Credit: Luke_MacGregor/Bloomberg/Getty Images

Almost every aspect of our daily lives is now shaped in some way by computer code. Yet the average person on the street has no idea how this all works or just how much influence developers now quietly wield in society. Tech journalist Clive Thompson is on a mission to change that with his new book, Coders: The Making of a New Tribe and the Remaking of the World.

Before he was a tech journalist, Thompson was a high school hacker who taught himself to code on early personal computers like the Commodore 64. His prior book, Smarter Than You Think: How Technology Is Changing Our Minds for the Better, pushed back against the doomsayers convinced that new technological tools are rotting our brains, arguing that such things actually boost our cognitive abilities.

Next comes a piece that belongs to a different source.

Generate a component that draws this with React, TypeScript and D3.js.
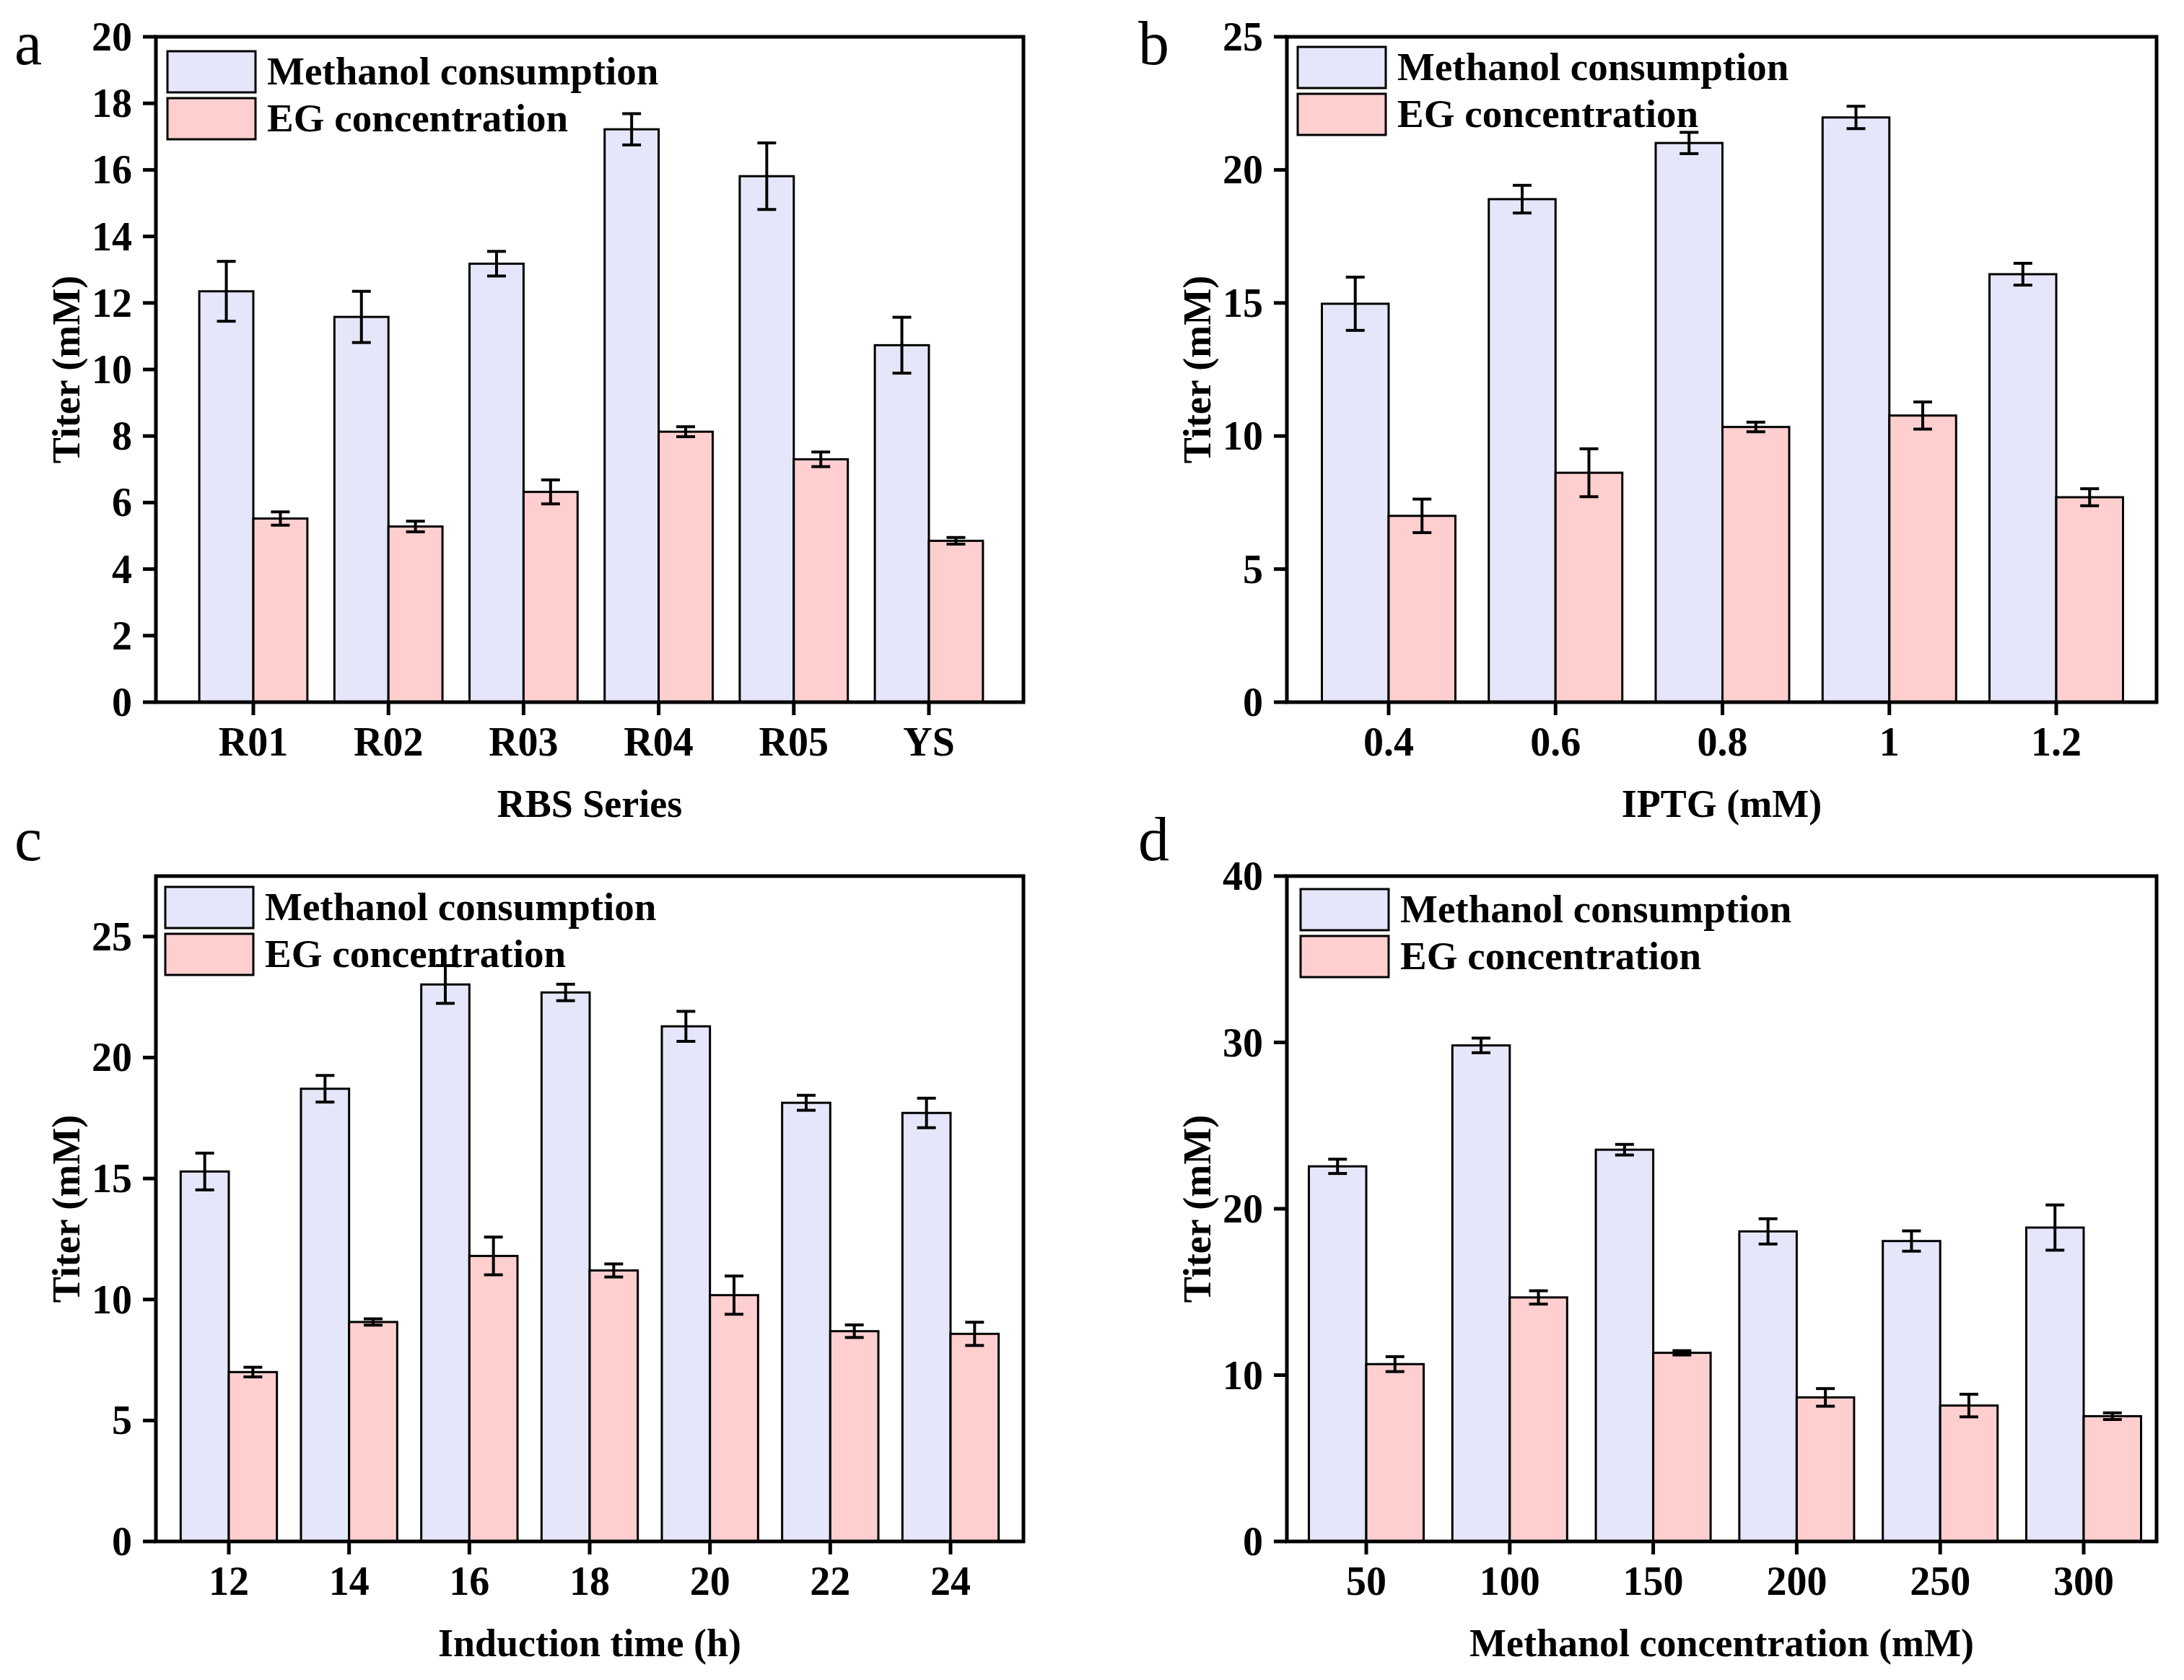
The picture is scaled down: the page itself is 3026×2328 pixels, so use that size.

With Coders, "I wanted to give the average person a glimpse into who coders are, why they have the priorities they have, what their passions are, what their blind spots are," he said. "So that the average person can understand a little bit more the warp and woof of this digital world that coders have created for us."

Ars: You ended up becoming a writer rather than a professional coder. In many respects, coding is just another kind of language, yet many writers find it intimidating. Do you find the two to be similar?

Thompson: People who are writing code are speaking. They're speaking to a machine, but they're speaking. There are deep similarities between the type of mental work that goes into coding and the type of mental work that goes into writing. Writers are trying to figure out how to structure a novel, an article, a book. Coders are trying to think about the structure of this thing they're trying to build and how one function is going to feed into another, and how the data structure is going to change. Both groups love having 12 straight hours with no interruption so they can just be in the romantic trance of getting their work done.